Dave's Story

Dave with parents

Today is November 17th.

It's not a particularly memorable date. It's a day that's easy to forget, and gloss over. It's roughly two weeks after Halloween, and roughly a week before Thanksgiving. And where I'm from in Ohio, it's usually just a blustery kind-of-day with gray clouds overhead.

But.

Nov. 17th is also the day that my adoption papers were finalized, and I came home to live with Robert and Kay Tieche. I had been born on Sept. 2, but was too small and too sickly to leave the hospital. This day is the day I went from "Ward of the State of Ohio" to having a family. A real, live family.

Bob and Kay decided to name me "David" which means "Beloved of God."

They then gave me the middle name "Alan" which means "wrench." But I always just put down the letter "A" because I like to write to think of my name as saying "My name is David and I am a Tieche."
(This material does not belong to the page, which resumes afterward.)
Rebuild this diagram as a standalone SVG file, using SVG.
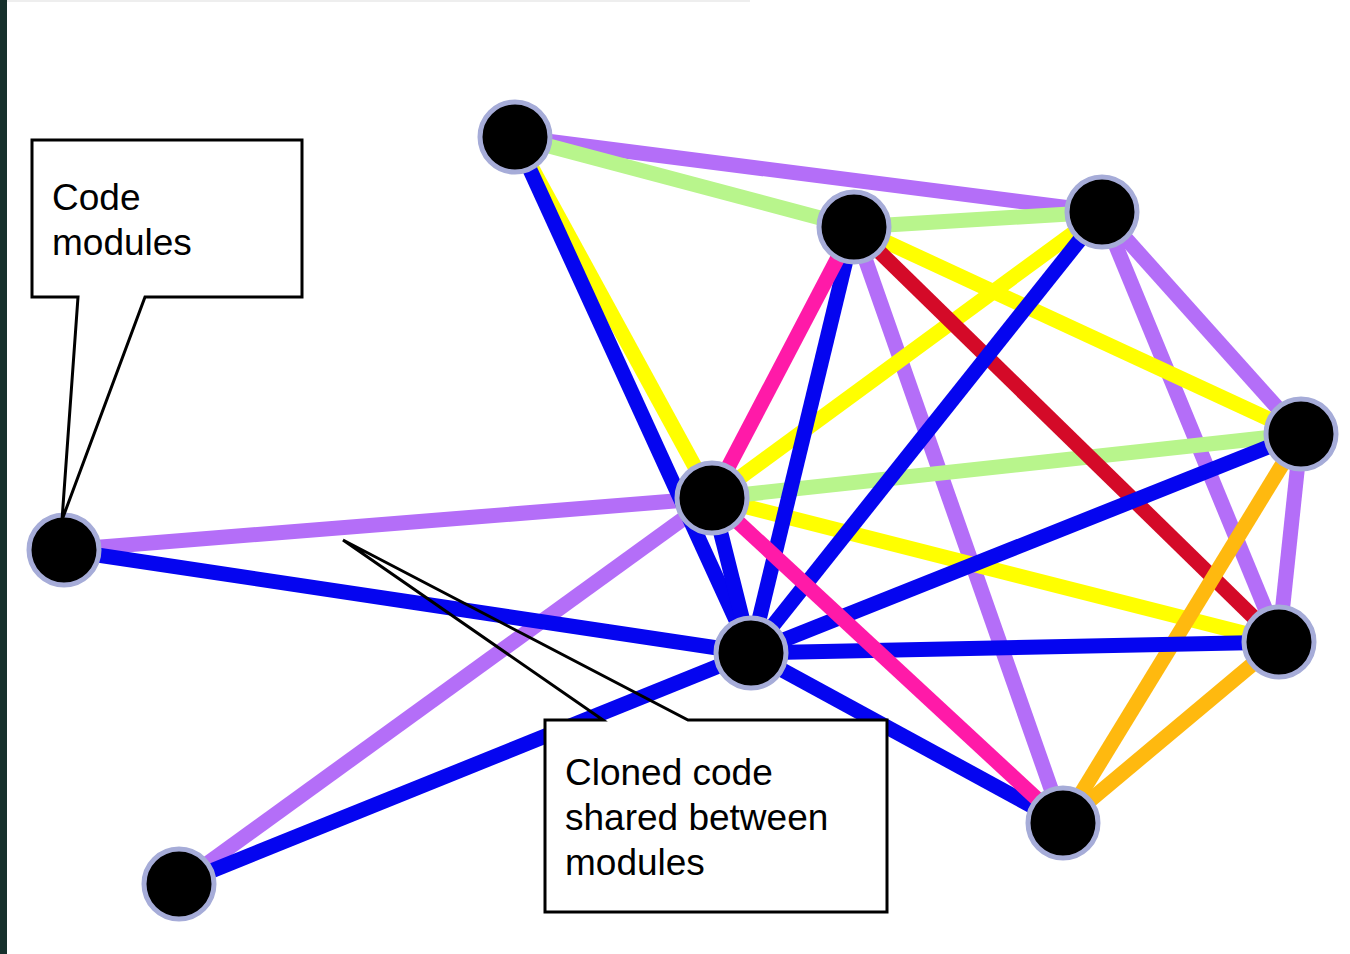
<svg xmlns="http://www.w3.org/2000/svg" width="1350" height="954" viewBox="0 0 1350 954">
<style>
.e{stroke-width:15;stroke-linecap:butt;fill:none}
.pu{stroke:#b46ef8}.gr{stroke:#b8f58c}.ye{stroke:#ffff00}.bl{stroke:#0505f0}
.mg{stroke:#ff1aa8}.rd{stroke:#d40a28}.or{stroke:#ffb90f}
.n{fill:#000;stroke:#a6acd8;stroke-width:5}
.t{font-family:"Liberation Sans",Arial,sans-serif;font-size:37px;fill:#000}
.co{fill:none;stroke:#000;stroke-width:3;stroke-linejoin:miter}
</style>
<rect width="1350" height="954" fill="#fff"/>
<rect x="0" y="0" width="7" height="954" fill="#16302c"/>
<rect x="7" y="0" width="743" height="2" fill="#eeeeee"/>
<g id="connectors">
<line class="e pu" x1="515" y1="137" x2="1102" y2="212"/>
<line class="e gr" x1="515" y1="137" x2="854" y2="227"/>
<line class="e gr" x1="854" y1="227" x2="1102" y2="212"/>
<line class="e pu" x1="1102" y1="212" x2="1301" y2="434"/>
<line class="e pu" x1="1102" y1="212" x2="1279" y2="642"/>
<line class="e pu" x1="1301" y1="434" x2="1279" y2="642"/>
<line class="e pu" x1="854" y1="227" x2="1063" y2="823"/>
<line class="e pu" x1="712" y1="498" x2="64" y2="550"/>
<line class="e pu" x1="712" y1="498" x2="179" y2="884"/>
<line class="e ye" x1="515" y1="137" x2="712" y2="498"/>
<line class="e ye" x1="854" y1="227" x2="1301" y2="434"/>
<line class="e ye" x1="1102" y1="212" x2="712" y2="498"/>
<line class="e ye" x1="712" y1="498" x2="1279" y2="642"/>
<line class="e gr" x1="712" y1="498" x2="1301" y2="434"/>
<line class="e rd" x1="854" y1="227" x2="1279" y2="642"/>
<line class="e or" x1="1301" y1="434" x2="1063" y2="823"/>
<line class="e or" x1="1279" y1="642" x2="1063" y2="823"/>
<line class="e bl" x1="515" y1="137" x2="751" y2="653"/>
<line class="e bl" x1="712" y1="498" x2="751" y2="653"/>
<line class="e bl" x1="854" y1="227" x2="751" y2="653"/>
<line class="e bl" x1="1102" y1="212" x2="751" y2="653"/>
<line class="e bl" x1="1301" y1="434" x2="751" y2="653"/>
<line class="e bl" x1="1279" y1="642" x2="751" y2="653"/>
<line class="e bl" x1="64" y1="550" x2="751" y2="653"/>
<line class="e bl" x1="179" y1="884" x2="751" y2="653"/>
<line class="e bl" x1="751" y1="653" x2="1063" y2="823"/>
<line class="e mg" x1="854" y1="227" x2="712" y2="498"/>
<line class="e mg" x1="712" y1="498" x2="1063" y2="823"/>
</g>
<g id="node-a"><circle class="n" cx="515" cy="137" r="35"/></g>
<g id="node-b"><circle class="n" cx="854" cy="227" r="35"/></g>
<g id="node-c"><circle class="n" cx="1102" cy="212" r="35"/></g>
<g id="node-d"><circle class="n" cx="1301" cy="434" r="35"/></g>
<g id="node-e"><circle class="n" cx="712" cy="498" r="35"/></g>
<g id="node-f"><circle class="n" cx="64" cy="550" r="35"/></g>
<g id="node-g"><circle class="n" cx="751" cy="653" r="35"/></g>
<g id="node-h"><circle class="n" cx="1279" cy="642" r="35"/></g>
<g id="node-i"><circle class="n" cx="1063" cy="823" r="35"/></g>
<g id="node-j"><circle class="n" cx="179" cy="884" r="35"/></g>
<g id="callout-code-modules">
<rect x="32" y="140" width="270" height="157" fill="#fff"/>
<path class="co" d="M32,140 H302 V297 H145 L62,520 L78,297 H32 Z"/>
<text class="t" x="52" y="210">Code</text>
<text class="t" x="52" y="255">modules</text>
</g>
<g id="callout-cloned-code">
<rect x="545" y="720" width="342" height="192" fill="#fff"/>
<path class="co" d="M545,720 H603 L343,540 L688,720 H887 V912 H545 Z"/>
<text class="t" x="565" y="785">Cloned code</text>
<text class="t" x="565" y="830">shared between</text>
<text class="t" x="565" y="875">modules</text>
</g>
</svg>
This singular act—being adopted—changed my entire destiny as a person. These two provided a fertile, stable home for me to grow. My mother was a kindergarten teacher, who had me reading before I entered school, because of course she did. Her global travels drove deep into her a love—and I mean a genuine love and openness—to people of all colors and tribes. Being from Ohio, that's a RARE thing to have traveled as widely as she had. My friend-circle, life, travels and even my theology reflect that part of her.

My father is an Air Force pilot-then-engineer. I get my incredible math brain and meticulous attention to detail from him. Oh, wait. No, I have none of those things. My dad's brain operates on levels that I still have never understood. But early on, he saw that I loved learning, and told me to always do my very best. I did.

How do you repay your parents? How do you even make sense of all the ways they impact you?

I don't know.

The gift of what Robert and Kay Tieche gave me is literally incalculable. I suppose I simply want to live in such a way that's worthy of them.

Happy Nov. 17th, Mom and Dad.

It's a date that doesn't matter to most people. But it means the world to me.